— start of Provided data —

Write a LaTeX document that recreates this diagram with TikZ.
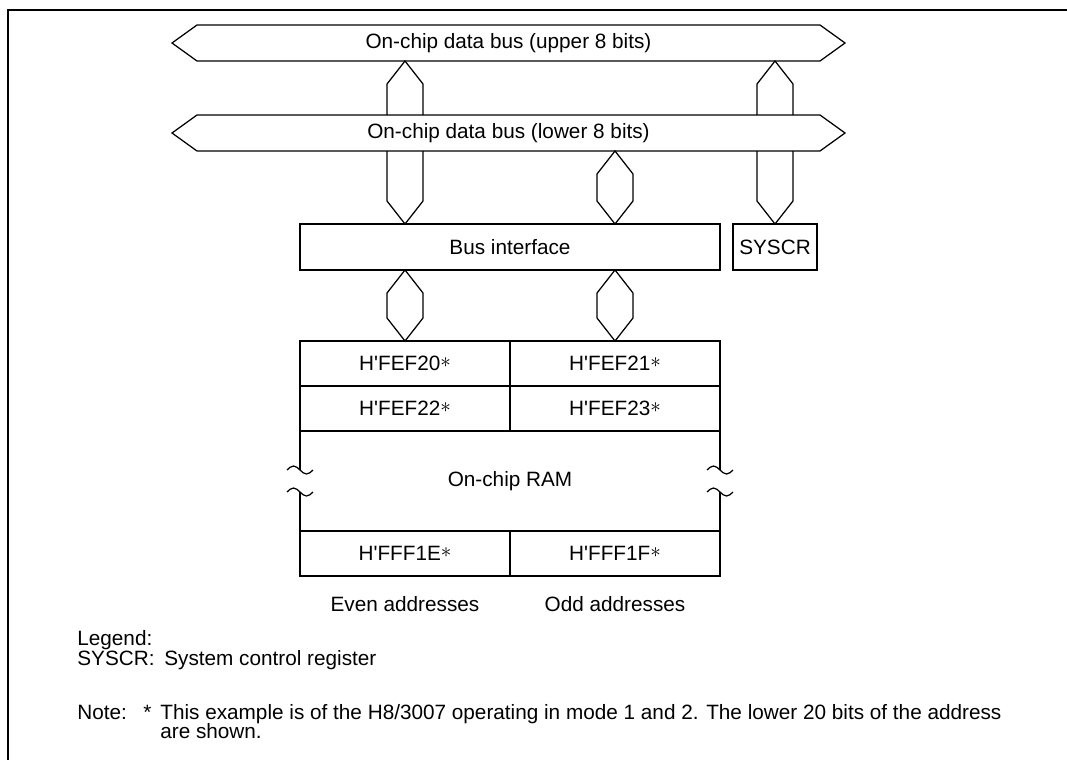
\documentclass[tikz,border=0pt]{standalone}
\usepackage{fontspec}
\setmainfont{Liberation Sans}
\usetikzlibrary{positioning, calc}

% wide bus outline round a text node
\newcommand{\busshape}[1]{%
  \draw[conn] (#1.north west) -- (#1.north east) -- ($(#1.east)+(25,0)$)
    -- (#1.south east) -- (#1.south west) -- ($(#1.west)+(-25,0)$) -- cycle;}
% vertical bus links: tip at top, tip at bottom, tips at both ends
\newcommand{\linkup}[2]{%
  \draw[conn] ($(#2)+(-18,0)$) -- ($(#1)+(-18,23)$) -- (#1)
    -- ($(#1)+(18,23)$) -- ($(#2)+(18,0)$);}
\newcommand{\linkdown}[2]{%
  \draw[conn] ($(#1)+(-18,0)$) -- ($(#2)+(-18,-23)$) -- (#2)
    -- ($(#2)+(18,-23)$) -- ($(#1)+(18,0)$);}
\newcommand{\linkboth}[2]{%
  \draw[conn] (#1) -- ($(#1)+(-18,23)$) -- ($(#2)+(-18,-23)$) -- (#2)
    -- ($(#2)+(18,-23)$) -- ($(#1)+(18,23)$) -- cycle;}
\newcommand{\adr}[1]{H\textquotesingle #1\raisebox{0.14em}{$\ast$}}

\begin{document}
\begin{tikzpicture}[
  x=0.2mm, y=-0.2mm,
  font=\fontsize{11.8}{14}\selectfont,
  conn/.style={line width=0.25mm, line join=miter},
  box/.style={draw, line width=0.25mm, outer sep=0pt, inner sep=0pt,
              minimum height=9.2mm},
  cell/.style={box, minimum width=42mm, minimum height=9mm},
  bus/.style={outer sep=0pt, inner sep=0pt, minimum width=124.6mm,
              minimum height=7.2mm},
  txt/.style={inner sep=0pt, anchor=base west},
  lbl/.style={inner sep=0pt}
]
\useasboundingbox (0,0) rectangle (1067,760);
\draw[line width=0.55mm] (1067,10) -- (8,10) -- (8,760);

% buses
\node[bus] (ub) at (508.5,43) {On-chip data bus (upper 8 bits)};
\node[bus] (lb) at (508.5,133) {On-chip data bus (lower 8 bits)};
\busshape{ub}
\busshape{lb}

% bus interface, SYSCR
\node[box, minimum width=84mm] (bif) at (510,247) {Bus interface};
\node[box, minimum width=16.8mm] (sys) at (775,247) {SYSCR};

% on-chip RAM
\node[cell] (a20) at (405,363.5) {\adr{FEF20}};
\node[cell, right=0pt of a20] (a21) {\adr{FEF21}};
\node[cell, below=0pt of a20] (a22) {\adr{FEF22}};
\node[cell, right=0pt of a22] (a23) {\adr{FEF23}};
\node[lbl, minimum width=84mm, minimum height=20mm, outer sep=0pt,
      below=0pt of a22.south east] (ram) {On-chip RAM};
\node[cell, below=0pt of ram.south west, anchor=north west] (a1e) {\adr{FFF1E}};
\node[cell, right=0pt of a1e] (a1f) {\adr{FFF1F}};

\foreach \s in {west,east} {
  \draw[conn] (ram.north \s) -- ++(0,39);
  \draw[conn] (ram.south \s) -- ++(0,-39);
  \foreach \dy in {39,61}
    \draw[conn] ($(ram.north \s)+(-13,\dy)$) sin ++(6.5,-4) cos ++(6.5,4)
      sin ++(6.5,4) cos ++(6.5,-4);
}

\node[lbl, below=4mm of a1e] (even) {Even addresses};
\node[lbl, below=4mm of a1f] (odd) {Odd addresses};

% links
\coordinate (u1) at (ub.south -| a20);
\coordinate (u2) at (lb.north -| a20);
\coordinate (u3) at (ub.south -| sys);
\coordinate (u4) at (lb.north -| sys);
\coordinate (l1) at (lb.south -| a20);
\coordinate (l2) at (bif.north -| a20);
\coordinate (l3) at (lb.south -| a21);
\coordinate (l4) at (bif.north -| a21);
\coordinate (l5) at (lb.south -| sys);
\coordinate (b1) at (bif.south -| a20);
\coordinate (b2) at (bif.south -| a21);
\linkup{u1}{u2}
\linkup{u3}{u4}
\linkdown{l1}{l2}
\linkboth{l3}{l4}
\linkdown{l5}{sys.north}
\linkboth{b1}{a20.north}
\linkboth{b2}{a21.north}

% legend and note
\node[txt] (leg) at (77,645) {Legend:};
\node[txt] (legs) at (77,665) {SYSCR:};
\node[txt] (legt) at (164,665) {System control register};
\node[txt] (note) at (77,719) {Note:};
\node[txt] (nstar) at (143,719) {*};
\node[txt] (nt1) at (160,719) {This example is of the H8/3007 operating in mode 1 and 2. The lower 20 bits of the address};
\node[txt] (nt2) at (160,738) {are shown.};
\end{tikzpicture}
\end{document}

— end of Provided data —

• [Aim of the exercise]: Using the material above, return every line exactly as it appears, minus the pictures.

• [Solved problem]:
Write a LaTeX document that recreates this diagram with TikZ.
\documentclass[tikz,border=0pt]{standalone}
\usepackage{fontspec}
\setmainfont{Liberation Sans}
\usetikzlibrary{positioning, calc}

% wide bus outline round a text node
\newcommand{\busshape}[1]{%
  \draw[conn] (#1.north west) -- (#1.north east) -- ($(#1.east)+(25,0)$)
    -- (#1.south east) -- (#1.south west) -- ($(#1.west)+(-25,0)$) -- cycle;}
% vertical bus links: tip at top, tip at bottom, tips at both ends
\newcommand{\linkup}[2]{%
  \draw[conn] ($(#2)+(-18,0)$) -- ($(#1)+(-18,23)$) -- (#1)
    -- ($(#1)+(18,23)$) -- ($(#2)+(18,0)$);}
\newcommand{\linkdown}[2]{%
  \draw[conn] ($(#1)+(-18,0)$) -- ($(#2)+(-18,-23)$) -- (#2)
    -- ($(#2)+(18,-23)$) -- ($(#1)+(18,0)$);}
\newcommand{\linkboth}[2]{%
  \draw[conn] (#1) -- ($(#1)+(-18,23)$) -- ($(#2)+(-18,-23)$) -- (#2)
    -- ($(#2)+(18,-23)$) -- ($(#1)+(18,23)$) -- cycle;}
\newcommand{\adr}[1]{H\textquotesingle #1\raisebox{0.14em}{$\ast$}}

\begin{document}
\begin{tikzpicture}[
  x=0.2mm, y=-0.2mm,
  font=\fontsize{11.8}{14}\selectfont,
  conn/.style={line width=0.25mm, line join=miter},
  box/.style={draw, line width=0.25mm, outer sep=0pt, inner sep=0pt,
              minimum height=9.2mm},
  cell/.style={box, minimum width=42mm, minimum height=9mm},
  bus/.style={outer sep=0pt, inner sep=0pt, minimum width=124.6mm,
              minimum height=7.2mm},
  txt/.style={inner sep=0pt, anchor=base west},
  lbl/.style={inner sep=0pt}
]
\useasboundingbox (0,0) rectangle (1067,760);
\draw[line width=0.55mm] (1067,10) -- (8,10) -- (8,760);

% buses
\node[bus] (ub) at (508.5,43) {On-chip data bus (upper 8 bits)};
\node[bus] (lb) at (508.5,133) {On-chip data bus (lower 8 bits)};
\busshape{ub}
\busshape{lb}

% bus interface, SYSCR
\node[box, minimum width=84mm] (bif) at (510,247) {Bus interface};
\node[box, minimum width=16.8mm] (sys) at (775,247) {SYSCR};

% on-chip RAM
\node[cell] (a20) at (405,363.5) {\adr{FEF20}};
\node[cell, right=0pt of a20] (a21) {\adr{FEF21}};
\node[cell, below=0pt of a20] (a22) {\adr{FEF22}};
\node[cell, right=0pt of a22] (a23) {\adr{FEF23}};
\node[lbl, minimum width=84mm, minimum height=20mm, outer sep=0pt,
      below=0pt of a22.south east] (ram) {On-chip RAM};
\node[cell, below=0pt of ram.south west, anchor=north west] (a1e) {\adr{FFF1E}};
\node[cell, right=0pt of a1e] (a1f) {\adr{FFF1F}};

\foreach \s in {west,east} {
  \draw[conn] (ram.north \s) -- ++(0,39);
  \draw[conn] (ram.south \s) -- ++(0,-39);
  \foreach \dy in {39,61}
    \draw[conn] ($(ram.north \s)+(-13,\dy)$) sin ++(6.5,-4) cos ++(6.5,4)
      sin ++(6.5,4) cos ++(6.5,-4);
}

\node[lbl, below=4mm of a1e] (even) {Even addresses};
\node[lbl, below=4mm of a1f] (odd) {Odd addresses};

% links
\coordinate (u1) at (ub.south -| a20);
\coordinate (u2) at (lb.north -| a20);
\coordinate (u3) at (ub.south -| sys);
\coordinate (u4) at (lb.north -| sys);
\coordinate (l1) at (lb.south -| a20);
\coordinate (l2) at (bif.north -| a20);
\coordinate (l3) at (lb.south -| a21);
\coordinate (l4) at (bif.north -| a21);
\coordinate (l5) at (lb.south -| sys);
\coordinate (b1) at (bif.south -| a20);
\coordinate (b2) at (bif.south -| a21);
\linkup{u1}{u2}
\linkup{u3}{u4}
\linkdown{l1}{l2}
\linkboth{l3}{l4}
\linkdown{l5}{sys.north}
\linkboth{b1}{a20.north}
\linkboth{b2}{a21.north}

% legend and note
\node[txt] (leg) at (77,645) {Legend:};
\node[txt] (legs) at (77,665) {SYSCR:};
\node[txt] (legt) at (164,665) {System control register};
\node[txt] (note) at (77,719) {Note:};
\node[txt] (nstar) at (143,719) {*};
\node[txt] (nt1) at (160,719) {This example is of the H8/3007 operating in mode 1 and 2. The lower 20 bits of the address};
\node[txt] (nt2) at (160,738) {are shown.};
\end{tikzpicture}
\end{document}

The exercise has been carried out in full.